_WHAT YOU HAVE TO DO:_
Skip the pictures and repeat each line of the data exactly.

_DATA LINES:_
◇ ◇ ◇

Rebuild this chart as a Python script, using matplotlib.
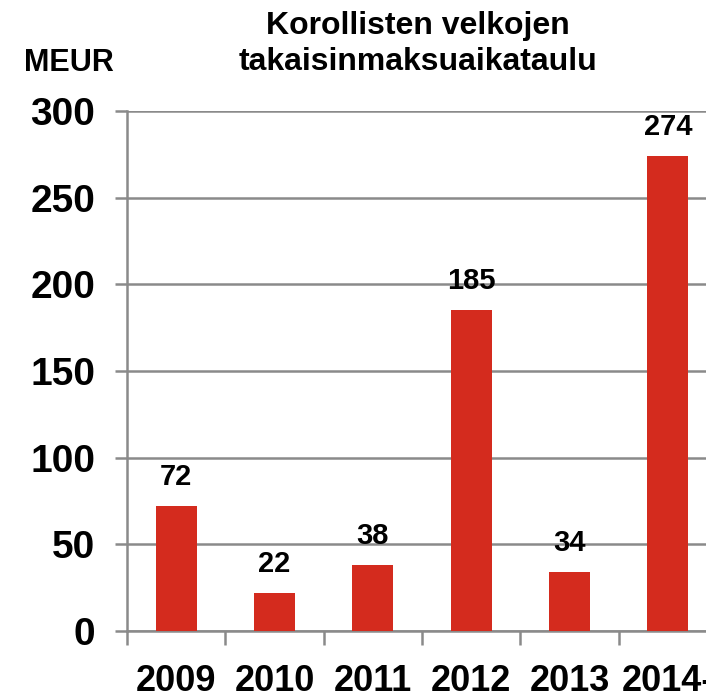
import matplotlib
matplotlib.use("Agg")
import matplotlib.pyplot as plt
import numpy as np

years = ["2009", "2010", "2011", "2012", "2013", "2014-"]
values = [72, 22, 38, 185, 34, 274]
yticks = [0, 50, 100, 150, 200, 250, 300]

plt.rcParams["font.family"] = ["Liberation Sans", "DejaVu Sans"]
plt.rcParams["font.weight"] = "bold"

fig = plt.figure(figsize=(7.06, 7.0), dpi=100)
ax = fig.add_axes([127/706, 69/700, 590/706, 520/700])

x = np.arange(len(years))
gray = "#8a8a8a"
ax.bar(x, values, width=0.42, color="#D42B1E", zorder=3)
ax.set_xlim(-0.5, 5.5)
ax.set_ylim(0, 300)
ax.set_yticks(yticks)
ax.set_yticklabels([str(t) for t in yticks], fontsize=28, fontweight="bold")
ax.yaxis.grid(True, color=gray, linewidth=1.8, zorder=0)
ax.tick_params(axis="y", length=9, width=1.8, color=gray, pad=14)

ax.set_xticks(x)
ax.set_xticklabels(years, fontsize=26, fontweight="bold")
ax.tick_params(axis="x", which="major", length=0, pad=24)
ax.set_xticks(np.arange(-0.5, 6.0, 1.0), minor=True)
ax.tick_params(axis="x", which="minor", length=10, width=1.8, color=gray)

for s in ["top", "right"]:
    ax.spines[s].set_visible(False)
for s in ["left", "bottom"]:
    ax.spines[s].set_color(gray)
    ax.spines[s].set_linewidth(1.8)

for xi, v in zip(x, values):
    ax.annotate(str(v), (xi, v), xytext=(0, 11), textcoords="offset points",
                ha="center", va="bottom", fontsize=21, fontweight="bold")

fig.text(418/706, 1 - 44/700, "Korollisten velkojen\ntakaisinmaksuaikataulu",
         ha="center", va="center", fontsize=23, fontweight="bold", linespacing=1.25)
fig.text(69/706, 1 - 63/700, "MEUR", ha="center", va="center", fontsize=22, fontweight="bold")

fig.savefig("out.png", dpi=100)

◇ ◇ ◇

_FINAL ANSWER:_
Rebuild this chart as a Python script, using matplotlib.
import matplotlib
matplotlib.use("Agg")
import matplotlib.pyplot as plt
import numpy as np

years = ["2009", "2010", "2011", "2012", "2013", "2014-"]
values = [72, 22, 38, 185, 34, 274]
yticks = [0, 50, 100, 150, 200, 250, 300]

plt.rcParams["font.family"] = ["Liberation Sans", "DejaVu Sans"]
plt.rcParams["font.weight"] = "bold"

fig = plt.figure(figsize=(7.06, 7.0), dpi=100)
ax = fig.add_axes([127/706, 69/700, 590/706, 520/700])

x = np.arange(len(years))
gray = "#8a8a8a"
ax.bar(x, values, width=0.42, color="#D42B1E", zorder=3)
ax.set_xlim(-0.5, 5.5)
ax.set_ylim(0, 300)
ax.set_yticks(yticks)
ax.set_yticklabels([str(t) for t in yticks], fontsize=28, fontweight="bold")
ax.yaxis.grid(True, color=gray, linewidth=1.8, zorder=0)
ax.tick_params(axis="y", length=9, width=1.8, color=gray, pad=14)

ax.set_xticks(x)
ax.set_xticklabels(years, fontsize=26, fontweight="bold")
ax.tick_params(axis="x", which="major", length=0, pad=24)
ax.set_xticks(np.arange(-0.5, 6.0, 1.0), minor=True)
ax.tick_params(axis="x", which="minor", length=10, width=1.8, color=gray)

for s in ["top", "right"]:
    ax.spines[s].set_visible(False)
for s in ["left", "bottom"]:
    ax.spines[s].set_color(gray)
    ax.spines[s].set_linewidth(1.8)

for xi, v in zip(x, values):
    ax.annotate(str(v), (xi, v), xytext=(0, 11), textcoords="offset points",
                ha="center", va="bottom", fontsize=21, fontweight="bold")

fig.text(418/706, 1 - 44/700, "Korollisten velkojen\ntakaisinmaksuaikataulu",
         ha="center", va="center", fontsize=23, fontweight="bold", linespacing=1.25)
fig.text(69/706, 1 - 63/700, "MEUR", ha="center", va="center", fontsize=22, fontweight="bold")

fig.savefig("out.png", dpi=100)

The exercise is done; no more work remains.